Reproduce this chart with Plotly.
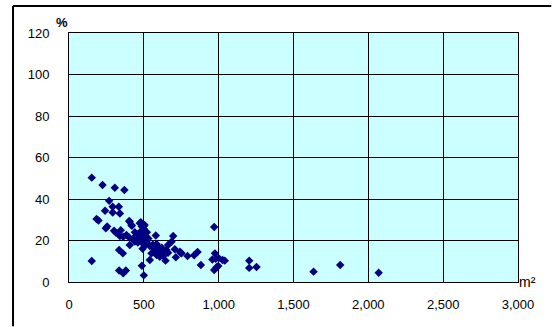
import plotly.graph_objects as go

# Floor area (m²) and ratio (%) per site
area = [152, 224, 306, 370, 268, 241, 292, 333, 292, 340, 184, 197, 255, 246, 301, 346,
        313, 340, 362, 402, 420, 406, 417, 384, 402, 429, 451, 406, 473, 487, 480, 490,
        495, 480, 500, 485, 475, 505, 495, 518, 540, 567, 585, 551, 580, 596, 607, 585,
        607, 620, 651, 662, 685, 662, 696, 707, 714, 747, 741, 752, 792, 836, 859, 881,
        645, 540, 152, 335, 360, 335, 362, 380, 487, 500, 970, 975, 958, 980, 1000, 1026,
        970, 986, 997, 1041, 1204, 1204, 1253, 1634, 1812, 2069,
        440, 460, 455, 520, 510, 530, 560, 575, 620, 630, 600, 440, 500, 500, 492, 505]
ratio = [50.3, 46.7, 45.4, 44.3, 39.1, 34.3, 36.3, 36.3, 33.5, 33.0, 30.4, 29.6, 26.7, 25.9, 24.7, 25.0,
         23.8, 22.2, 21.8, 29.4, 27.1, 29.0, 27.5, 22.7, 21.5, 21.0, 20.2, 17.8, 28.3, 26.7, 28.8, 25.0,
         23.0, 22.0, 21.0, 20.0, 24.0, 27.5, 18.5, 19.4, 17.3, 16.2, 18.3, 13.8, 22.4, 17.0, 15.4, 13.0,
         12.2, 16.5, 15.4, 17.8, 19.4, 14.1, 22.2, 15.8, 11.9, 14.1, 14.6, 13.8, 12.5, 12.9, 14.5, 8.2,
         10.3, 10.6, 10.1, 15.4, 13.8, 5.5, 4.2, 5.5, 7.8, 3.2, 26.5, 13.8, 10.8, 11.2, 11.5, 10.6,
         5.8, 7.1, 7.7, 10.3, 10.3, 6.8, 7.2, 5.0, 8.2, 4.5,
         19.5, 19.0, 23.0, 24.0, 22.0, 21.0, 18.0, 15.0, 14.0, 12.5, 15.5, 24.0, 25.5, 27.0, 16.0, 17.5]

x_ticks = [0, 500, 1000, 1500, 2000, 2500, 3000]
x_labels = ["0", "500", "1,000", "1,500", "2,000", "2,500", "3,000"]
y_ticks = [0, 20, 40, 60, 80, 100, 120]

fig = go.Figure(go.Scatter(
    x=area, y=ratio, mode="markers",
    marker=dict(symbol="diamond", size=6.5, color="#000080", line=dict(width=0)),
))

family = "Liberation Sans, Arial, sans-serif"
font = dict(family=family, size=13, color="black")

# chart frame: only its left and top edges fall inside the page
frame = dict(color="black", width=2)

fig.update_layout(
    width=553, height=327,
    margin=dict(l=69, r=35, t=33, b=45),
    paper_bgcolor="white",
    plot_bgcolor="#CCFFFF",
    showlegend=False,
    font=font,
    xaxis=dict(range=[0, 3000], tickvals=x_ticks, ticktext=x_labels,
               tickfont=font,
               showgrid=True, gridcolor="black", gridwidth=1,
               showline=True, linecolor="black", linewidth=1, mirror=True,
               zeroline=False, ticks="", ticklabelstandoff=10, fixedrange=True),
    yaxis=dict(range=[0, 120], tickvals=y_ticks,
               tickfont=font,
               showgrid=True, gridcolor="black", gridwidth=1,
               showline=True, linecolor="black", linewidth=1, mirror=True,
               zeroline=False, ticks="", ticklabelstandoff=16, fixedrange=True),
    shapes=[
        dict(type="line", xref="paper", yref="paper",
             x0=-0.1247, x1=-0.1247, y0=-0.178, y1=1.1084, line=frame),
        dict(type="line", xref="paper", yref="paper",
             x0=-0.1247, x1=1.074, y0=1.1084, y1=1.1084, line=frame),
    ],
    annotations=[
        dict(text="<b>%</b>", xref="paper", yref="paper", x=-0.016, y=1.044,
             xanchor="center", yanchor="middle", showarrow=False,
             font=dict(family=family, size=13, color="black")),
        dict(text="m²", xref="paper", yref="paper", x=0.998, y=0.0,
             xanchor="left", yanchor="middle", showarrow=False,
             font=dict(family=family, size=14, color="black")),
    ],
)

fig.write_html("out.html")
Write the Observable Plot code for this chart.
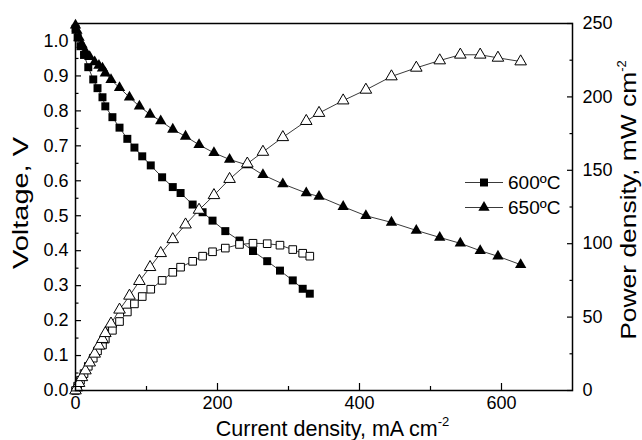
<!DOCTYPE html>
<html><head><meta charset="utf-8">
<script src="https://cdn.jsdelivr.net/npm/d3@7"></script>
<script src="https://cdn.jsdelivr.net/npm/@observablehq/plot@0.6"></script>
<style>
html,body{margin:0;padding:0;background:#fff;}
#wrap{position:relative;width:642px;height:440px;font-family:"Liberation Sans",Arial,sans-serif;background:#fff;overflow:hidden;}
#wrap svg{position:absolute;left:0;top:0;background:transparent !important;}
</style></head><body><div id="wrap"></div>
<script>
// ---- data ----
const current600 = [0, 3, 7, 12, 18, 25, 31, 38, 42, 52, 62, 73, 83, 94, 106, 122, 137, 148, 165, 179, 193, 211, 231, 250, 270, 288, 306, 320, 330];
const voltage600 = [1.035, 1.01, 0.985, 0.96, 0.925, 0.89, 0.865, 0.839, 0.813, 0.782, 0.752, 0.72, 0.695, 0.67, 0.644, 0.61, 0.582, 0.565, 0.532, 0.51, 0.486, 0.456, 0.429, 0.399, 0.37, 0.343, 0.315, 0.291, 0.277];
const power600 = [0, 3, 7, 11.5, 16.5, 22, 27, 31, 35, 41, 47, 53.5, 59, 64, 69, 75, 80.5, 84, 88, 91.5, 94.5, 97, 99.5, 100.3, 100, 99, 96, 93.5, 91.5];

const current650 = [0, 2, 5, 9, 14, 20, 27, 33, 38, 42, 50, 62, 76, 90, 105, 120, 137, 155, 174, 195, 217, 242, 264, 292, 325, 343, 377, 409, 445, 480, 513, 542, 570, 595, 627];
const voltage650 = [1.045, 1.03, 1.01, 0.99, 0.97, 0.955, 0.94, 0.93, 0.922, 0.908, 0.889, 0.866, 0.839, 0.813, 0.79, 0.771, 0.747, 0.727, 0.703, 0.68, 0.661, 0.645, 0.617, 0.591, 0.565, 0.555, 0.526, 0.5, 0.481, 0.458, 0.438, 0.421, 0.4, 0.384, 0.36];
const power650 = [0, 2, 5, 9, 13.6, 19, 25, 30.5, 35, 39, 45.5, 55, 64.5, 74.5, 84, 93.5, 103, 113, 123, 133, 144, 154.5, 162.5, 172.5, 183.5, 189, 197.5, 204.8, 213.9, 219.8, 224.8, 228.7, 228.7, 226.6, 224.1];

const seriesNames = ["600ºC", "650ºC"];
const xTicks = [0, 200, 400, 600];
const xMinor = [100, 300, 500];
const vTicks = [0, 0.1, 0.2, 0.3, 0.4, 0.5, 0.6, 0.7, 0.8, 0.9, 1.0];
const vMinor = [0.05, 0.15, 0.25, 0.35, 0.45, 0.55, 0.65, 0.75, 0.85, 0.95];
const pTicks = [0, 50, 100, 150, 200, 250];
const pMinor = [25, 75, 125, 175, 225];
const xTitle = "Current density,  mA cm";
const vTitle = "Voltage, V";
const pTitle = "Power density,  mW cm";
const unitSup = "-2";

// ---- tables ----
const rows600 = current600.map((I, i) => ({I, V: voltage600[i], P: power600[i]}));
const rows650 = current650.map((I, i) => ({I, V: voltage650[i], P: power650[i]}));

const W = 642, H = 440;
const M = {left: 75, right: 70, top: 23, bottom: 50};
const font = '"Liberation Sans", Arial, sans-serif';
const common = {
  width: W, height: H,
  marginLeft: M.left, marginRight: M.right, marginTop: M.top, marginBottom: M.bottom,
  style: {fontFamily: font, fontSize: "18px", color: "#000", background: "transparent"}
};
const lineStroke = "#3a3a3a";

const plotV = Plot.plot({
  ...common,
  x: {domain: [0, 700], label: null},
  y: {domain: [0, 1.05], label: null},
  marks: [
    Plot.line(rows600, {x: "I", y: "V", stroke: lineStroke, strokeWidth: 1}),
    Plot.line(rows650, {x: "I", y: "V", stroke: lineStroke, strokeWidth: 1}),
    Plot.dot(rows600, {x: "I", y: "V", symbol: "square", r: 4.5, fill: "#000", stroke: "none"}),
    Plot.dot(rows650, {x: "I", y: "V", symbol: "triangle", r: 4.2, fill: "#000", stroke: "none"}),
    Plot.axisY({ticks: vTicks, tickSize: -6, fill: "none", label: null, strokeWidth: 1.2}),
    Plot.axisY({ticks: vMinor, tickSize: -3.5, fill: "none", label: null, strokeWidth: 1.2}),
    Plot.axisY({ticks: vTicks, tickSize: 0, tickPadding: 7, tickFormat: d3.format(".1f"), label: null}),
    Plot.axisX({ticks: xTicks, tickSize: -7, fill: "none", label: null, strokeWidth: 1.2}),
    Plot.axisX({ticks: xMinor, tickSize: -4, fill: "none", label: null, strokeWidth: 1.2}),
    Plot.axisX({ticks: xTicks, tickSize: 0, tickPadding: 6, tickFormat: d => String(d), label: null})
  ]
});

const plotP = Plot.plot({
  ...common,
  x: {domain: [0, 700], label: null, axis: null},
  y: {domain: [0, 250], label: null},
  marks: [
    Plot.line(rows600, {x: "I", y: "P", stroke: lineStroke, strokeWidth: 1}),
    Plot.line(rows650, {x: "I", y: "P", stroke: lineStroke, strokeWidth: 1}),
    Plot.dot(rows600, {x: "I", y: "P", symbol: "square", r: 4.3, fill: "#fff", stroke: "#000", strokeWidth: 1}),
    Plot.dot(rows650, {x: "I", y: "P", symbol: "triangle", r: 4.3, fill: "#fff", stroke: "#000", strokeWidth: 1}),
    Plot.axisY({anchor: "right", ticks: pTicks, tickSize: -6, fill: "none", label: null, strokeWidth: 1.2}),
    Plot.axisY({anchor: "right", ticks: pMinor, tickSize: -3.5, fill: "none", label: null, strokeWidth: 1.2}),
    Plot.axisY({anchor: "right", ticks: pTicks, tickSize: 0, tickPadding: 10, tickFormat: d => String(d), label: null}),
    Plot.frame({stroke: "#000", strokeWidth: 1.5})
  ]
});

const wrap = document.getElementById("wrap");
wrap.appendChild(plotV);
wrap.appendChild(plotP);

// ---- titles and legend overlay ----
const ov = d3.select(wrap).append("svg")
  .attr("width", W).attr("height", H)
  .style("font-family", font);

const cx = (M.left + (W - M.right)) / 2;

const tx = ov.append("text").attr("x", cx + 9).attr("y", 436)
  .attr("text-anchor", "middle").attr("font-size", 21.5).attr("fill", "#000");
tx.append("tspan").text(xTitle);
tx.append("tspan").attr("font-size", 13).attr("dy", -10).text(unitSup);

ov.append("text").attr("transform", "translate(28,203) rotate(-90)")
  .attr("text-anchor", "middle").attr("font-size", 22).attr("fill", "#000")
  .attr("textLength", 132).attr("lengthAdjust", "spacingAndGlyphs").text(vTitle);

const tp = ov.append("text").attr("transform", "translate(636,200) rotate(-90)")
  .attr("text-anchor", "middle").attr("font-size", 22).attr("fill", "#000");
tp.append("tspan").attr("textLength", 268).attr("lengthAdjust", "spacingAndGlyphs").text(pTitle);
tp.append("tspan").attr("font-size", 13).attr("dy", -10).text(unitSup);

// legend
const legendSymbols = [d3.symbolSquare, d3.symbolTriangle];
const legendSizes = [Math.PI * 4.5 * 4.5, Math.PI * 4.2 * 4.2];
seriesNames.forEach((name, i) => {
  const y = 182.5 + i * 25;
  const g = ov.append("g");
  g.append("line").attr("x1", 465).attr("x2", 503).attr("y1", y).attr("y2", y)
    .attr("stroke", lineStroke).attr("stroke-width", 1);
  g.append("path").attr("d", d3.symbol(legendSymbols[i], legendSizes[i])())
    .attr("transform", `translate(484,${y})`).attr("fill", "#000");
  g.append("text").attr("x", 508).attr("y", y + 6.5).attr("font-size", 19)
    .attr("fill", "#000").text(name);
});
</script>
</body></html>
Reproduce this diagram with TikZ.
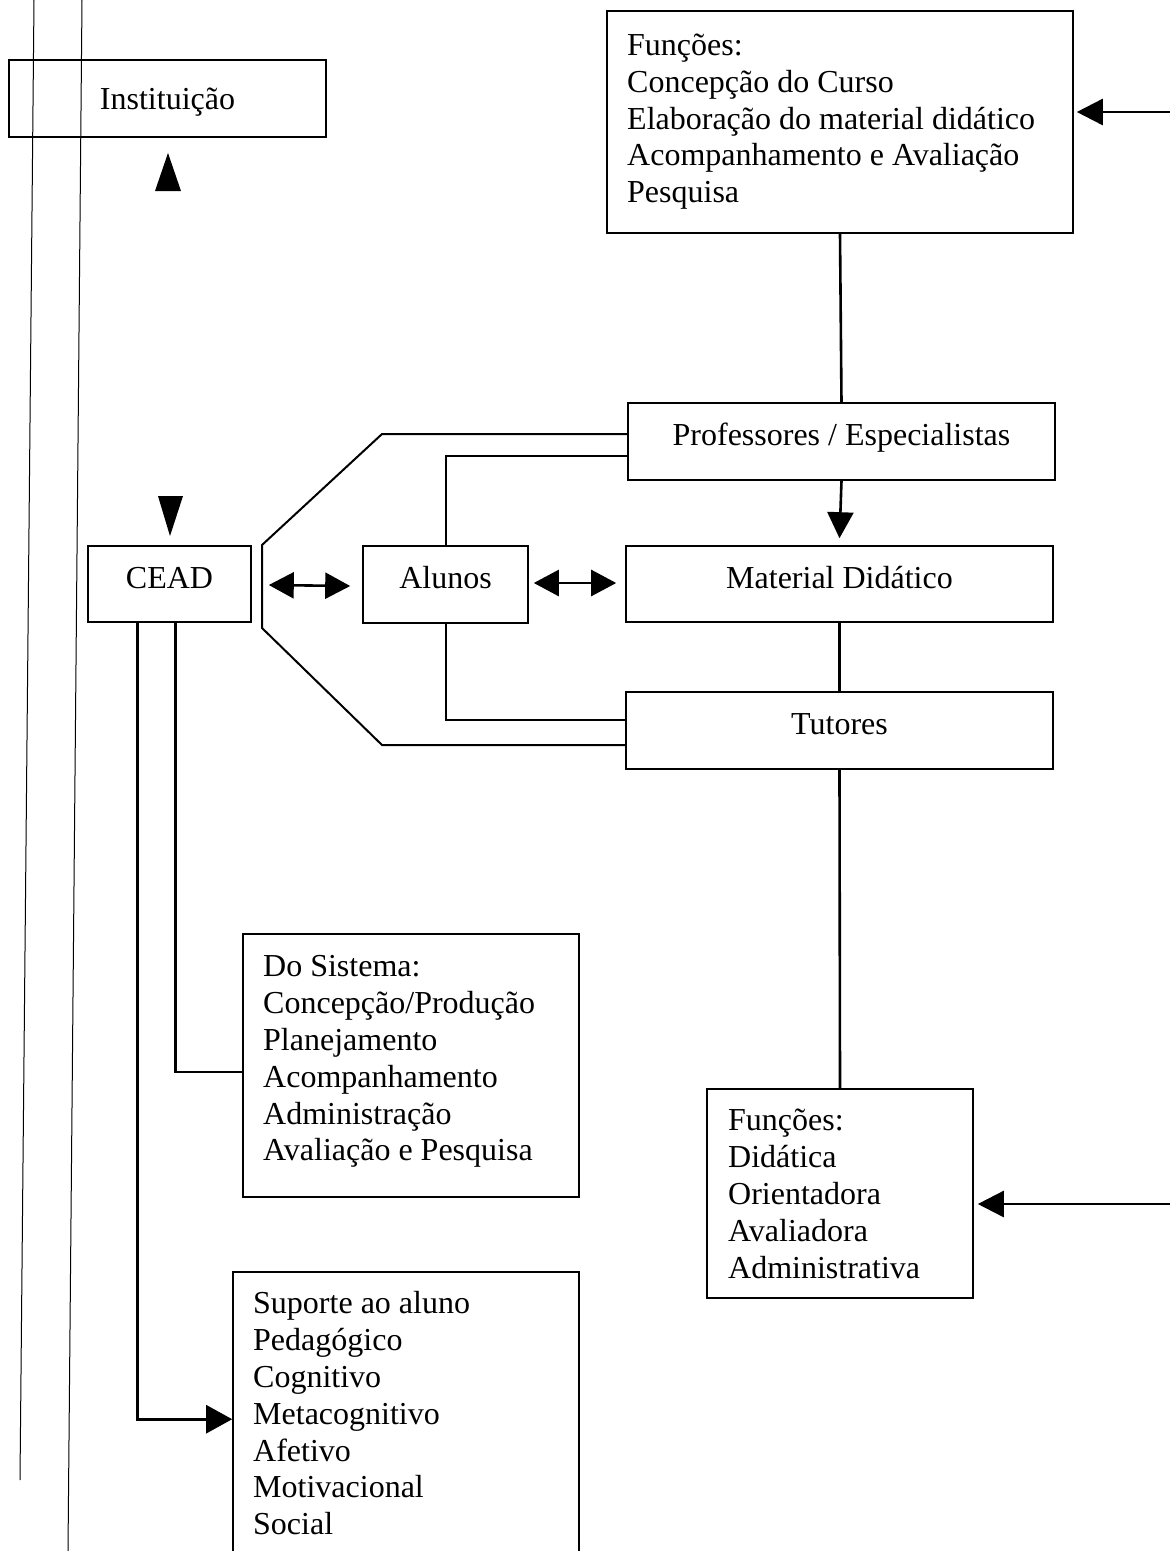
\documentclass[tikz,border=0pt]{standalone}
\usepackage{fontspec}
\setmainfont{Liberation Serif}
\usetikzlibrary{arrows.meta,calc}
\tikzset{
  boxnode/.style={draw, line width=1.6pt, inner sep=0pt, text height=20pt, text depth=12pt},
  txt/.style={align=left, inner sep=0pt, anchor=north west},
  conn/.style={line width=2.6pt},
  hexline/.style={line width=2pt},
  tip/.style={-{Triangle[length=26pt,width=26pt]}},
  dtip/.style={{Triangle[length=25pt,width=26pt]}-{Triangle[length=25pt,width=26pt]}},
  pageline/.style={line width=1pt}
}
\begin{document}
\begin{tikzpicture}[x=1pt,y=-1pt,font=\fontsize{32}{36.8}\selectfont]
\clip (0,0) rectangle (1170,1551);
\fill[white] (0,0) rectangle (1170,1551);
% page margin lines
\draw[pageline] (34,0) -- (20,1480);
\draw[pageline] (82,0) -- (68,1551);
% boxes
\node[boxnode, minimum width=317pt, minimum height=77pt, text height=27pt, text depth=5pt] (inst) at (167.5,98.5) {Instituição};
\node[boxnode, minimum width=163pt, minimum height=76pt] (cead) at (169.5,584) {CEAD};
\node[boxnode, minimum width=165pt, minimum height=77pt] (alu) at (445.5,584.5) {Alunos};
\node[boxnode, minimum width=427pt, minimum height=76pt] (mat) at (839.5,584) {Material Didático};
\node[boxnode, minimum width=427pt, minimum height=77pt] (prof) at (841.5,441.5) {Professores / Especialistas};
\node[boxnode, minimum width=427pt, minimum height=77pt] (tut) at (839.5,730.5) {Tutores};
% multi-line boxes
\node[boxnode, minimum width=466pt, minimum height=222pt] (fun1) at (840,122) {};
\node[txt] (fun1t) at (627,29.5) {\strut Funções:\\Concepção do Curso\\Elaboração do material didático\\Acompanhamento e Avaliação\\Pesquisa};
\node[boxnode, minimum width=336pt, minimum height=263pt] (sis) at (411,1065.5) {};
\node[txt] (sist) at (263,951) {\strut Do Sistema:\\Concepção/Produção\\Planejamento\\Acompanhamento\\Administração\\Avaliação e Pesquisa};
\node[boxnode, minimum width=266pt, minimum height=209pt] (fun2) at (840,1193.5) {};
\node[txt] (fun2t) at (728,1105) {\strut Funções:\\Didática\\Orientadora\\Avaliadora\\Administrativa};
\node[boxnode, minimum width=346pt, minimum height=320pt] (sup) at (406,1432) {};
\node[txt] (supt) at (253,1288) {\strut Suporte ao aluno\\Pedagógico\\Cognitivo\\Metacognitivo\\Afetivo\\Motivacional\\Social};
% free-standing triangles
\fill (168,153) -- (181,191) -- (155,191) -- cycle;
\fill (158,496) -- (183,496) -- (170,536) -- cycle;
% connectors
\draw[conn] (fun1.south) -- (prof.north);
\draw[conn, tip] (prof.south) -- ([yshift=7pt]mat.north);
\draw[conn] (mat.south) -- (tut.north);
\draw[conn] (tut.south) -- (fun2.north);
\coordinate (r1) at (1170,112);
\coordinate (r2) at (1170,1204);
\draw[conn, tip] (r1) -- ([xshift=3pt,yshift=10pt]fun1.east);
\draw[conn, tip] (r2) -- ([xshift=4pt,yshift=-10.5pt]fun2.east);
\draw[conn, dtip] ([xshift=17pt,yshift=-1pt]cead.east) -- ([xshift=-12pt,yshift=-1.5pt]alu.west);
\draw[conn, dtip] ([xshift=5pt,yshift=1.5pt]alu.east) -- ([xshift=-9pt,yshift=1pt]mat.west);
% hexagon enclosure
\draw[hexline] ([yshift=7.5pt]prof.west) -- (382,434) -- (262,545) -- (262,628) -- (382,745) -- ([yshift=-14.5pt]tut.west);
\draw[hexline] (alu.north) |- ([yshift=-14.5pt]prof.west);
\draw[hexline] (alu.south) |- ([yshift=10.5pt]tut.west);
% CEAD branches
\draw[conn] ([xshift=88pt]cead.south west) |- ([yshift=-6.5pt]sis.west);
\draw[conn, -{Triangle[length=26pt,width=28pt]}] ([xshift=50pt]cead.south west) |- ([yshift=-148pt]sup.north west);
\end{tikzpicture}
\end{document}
==================================================
◆ WORK TO BE COMPLETED: Write out again exactly the lines from the start of the data above through the line containing "import plotly.graph_objects as go", inclusive, excluding any pictures.

◆ FINAL ANSWER:
Reproduce this chart with Plotly.
import plotly.graph_objects as go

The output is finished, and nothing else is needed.